For a home inspection, this is something you’ll want to ask around and get suggestions on. Ask family, coworkers, etc. who they used and if they did a good job. I was able to get a reputable inspector to complete the inspection within 2 weeks of the offer being approved (cost $425 for inspection). Review the inspection, if anything is negative on it, it’s the seller’s responsibility to fix. There’s a chance they’ll fix whatever it is with no hesitation/push back, but if they say, “we’re not going to fix that,” then you legally have the right to withdraw your offer if you made the offer contingent on passing a home inspection.
My seller fixed my AC unit (which was bad on the inspection) and after the repair the inspector went back to the house, inspected, and revised the inspection report (this cost me $0, but I wouldn’t count on re-inspections typically being free).
Alternatively, my brother and sister-in-law just bought a house; the inspection report said the roof was bad, but the seller refused to fix it and told them if they wanted to back out of the sale they could. They chose to go through with the purchase of the house and repaired the roof on their own.

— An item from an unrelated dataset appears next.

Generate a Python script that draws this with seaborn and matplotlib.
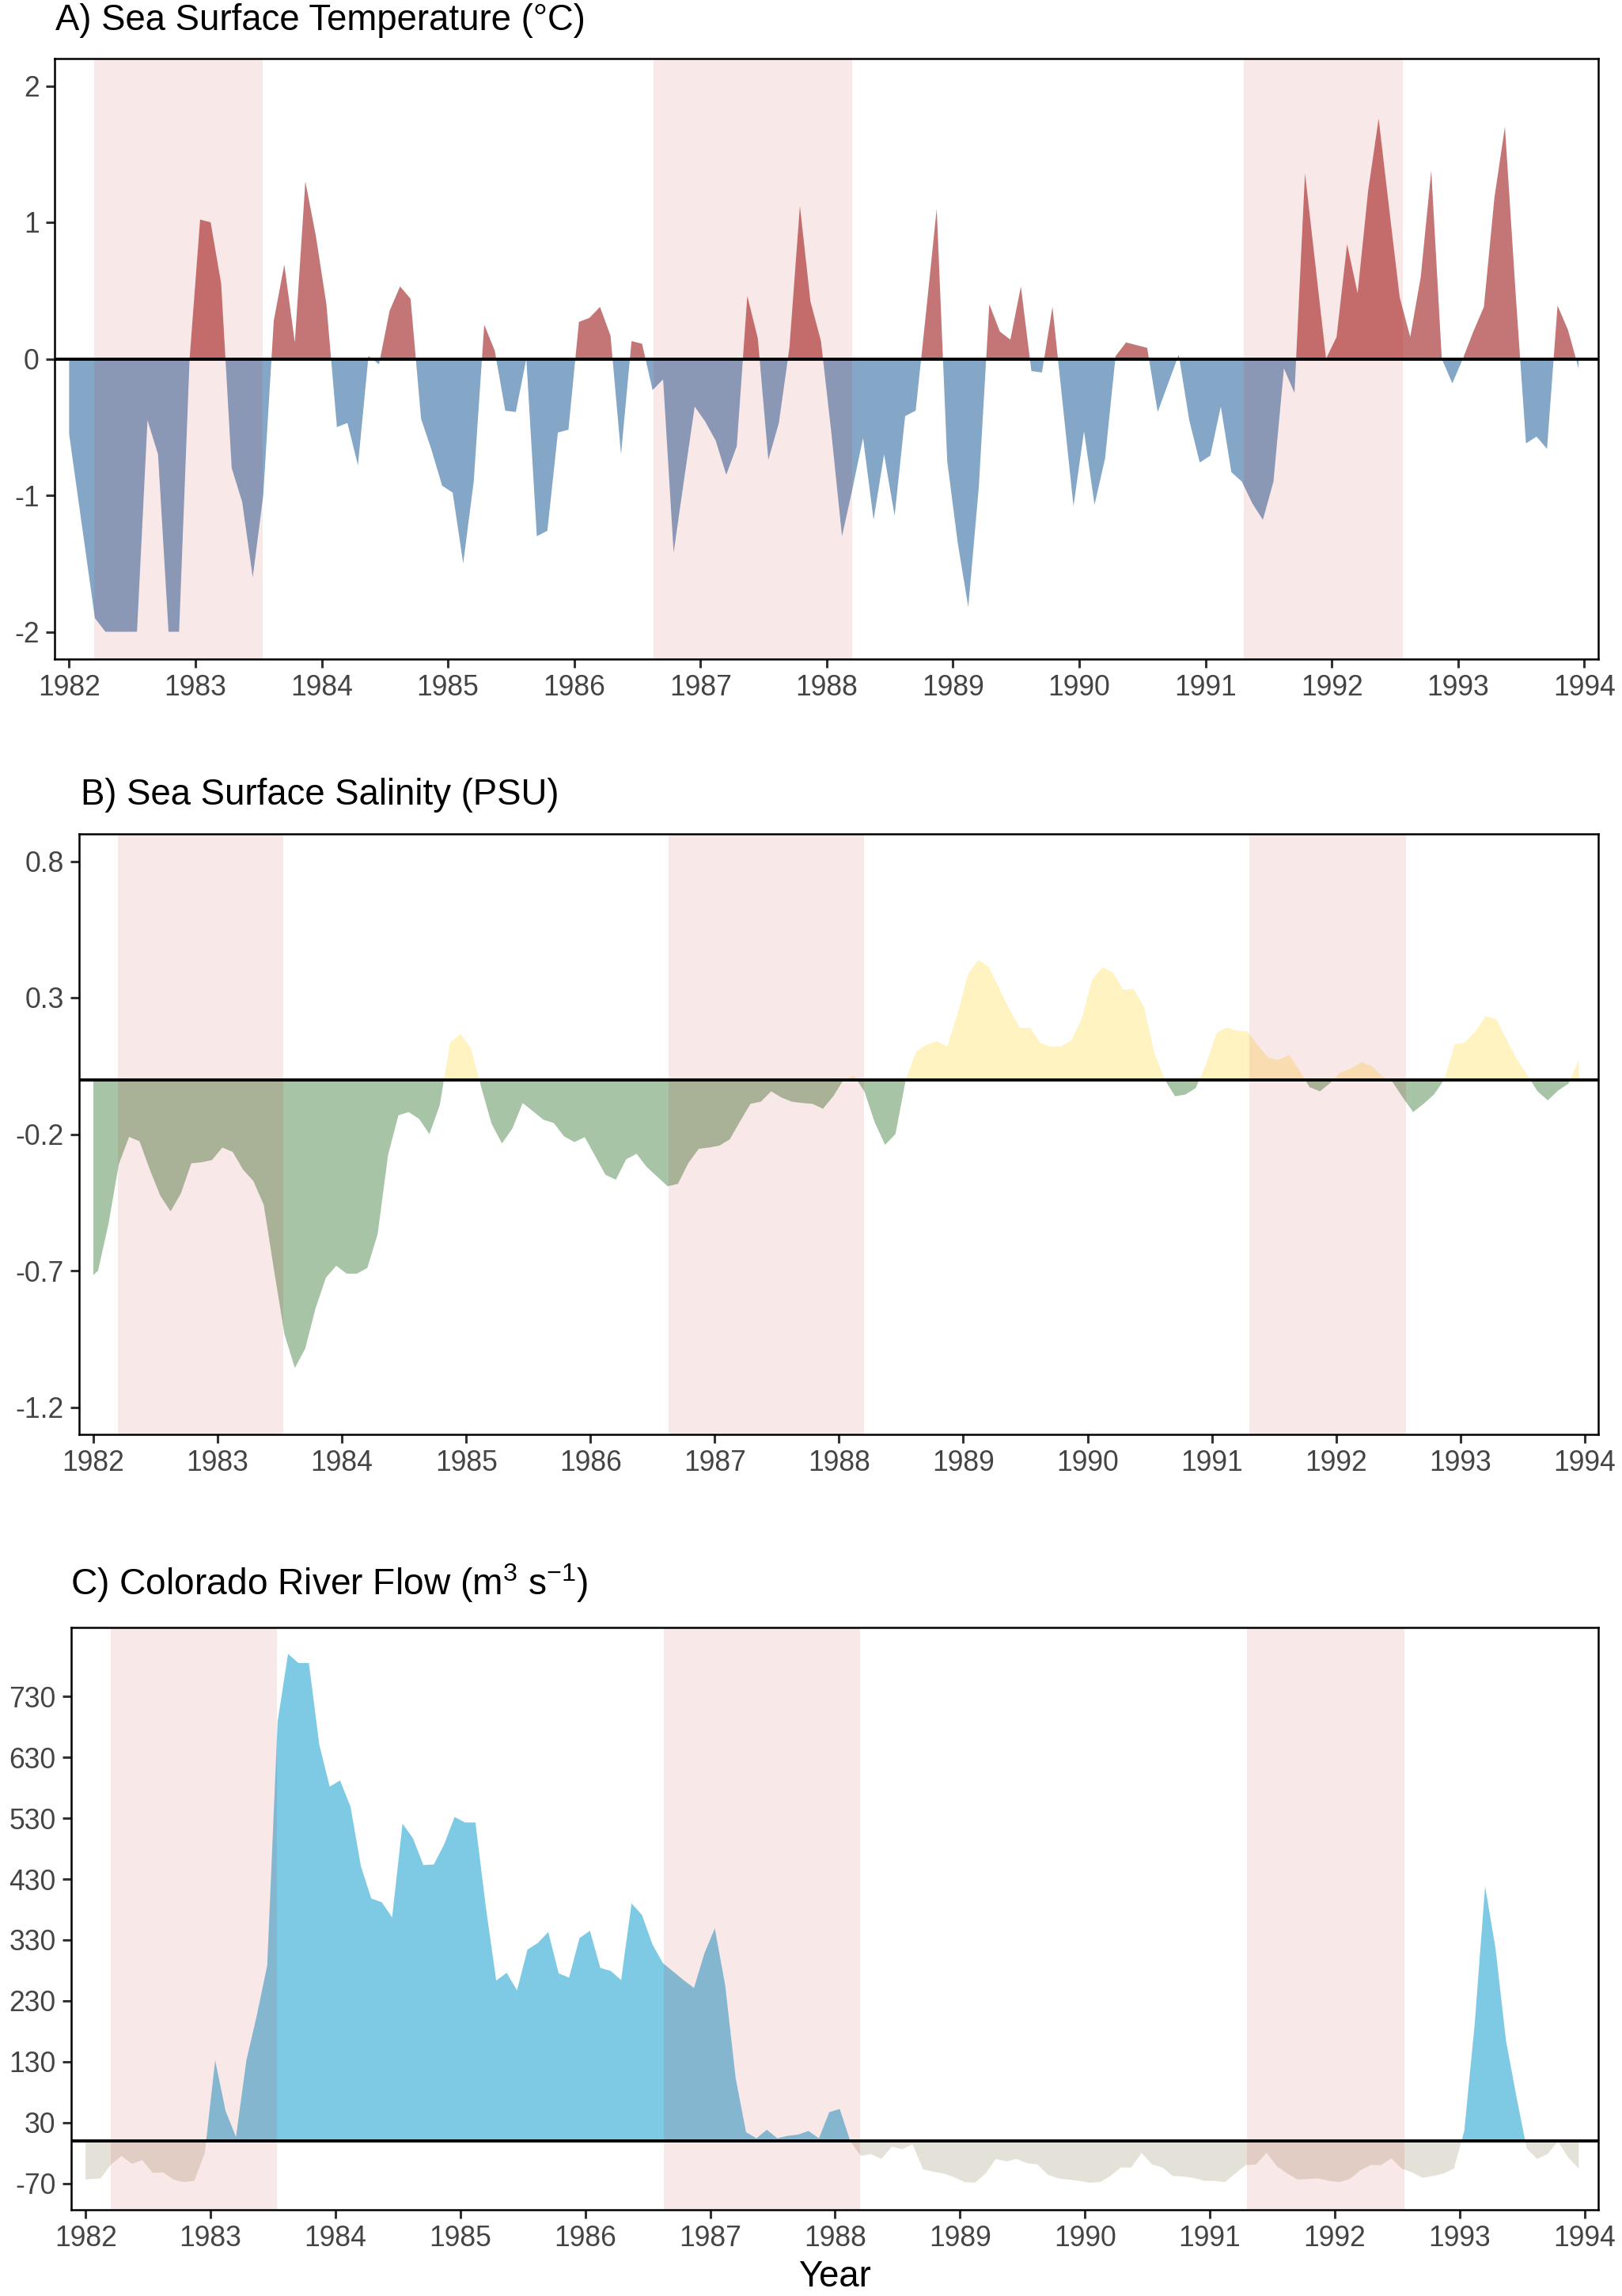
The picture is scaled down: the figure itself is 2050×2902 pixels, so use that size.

The loan. You’ll be asked to give everything but a blood sample from your loaning agency (bank, credit union, etc.). No joke, there’s a lot of paperwork including, paystubs, W2s for 2 years, consumer info sheet, account statements for all your financial holdings, and proof of inspection, insurance, and earnest money deposit (if necessary).
Closing on the House
The easiest step of all! Show up on the day and time your realtor tells you to at the closing firm. They’ll set you in front of a stack of papers, all of which have been discussed in the month/2 months before this day with you and the bank, and you sign and sign and sign. Once you’re done, congratulations! You’ve bought your first house!
Disclaimer
This is all based off of my personal house-buying experience and I am not a professional realtor. Any advice in this column is just to provide general insight to the house buying process, since it can be confusing and hard when you’ve never done it before. I hope it’s helped you and best of luck finding your perfect house!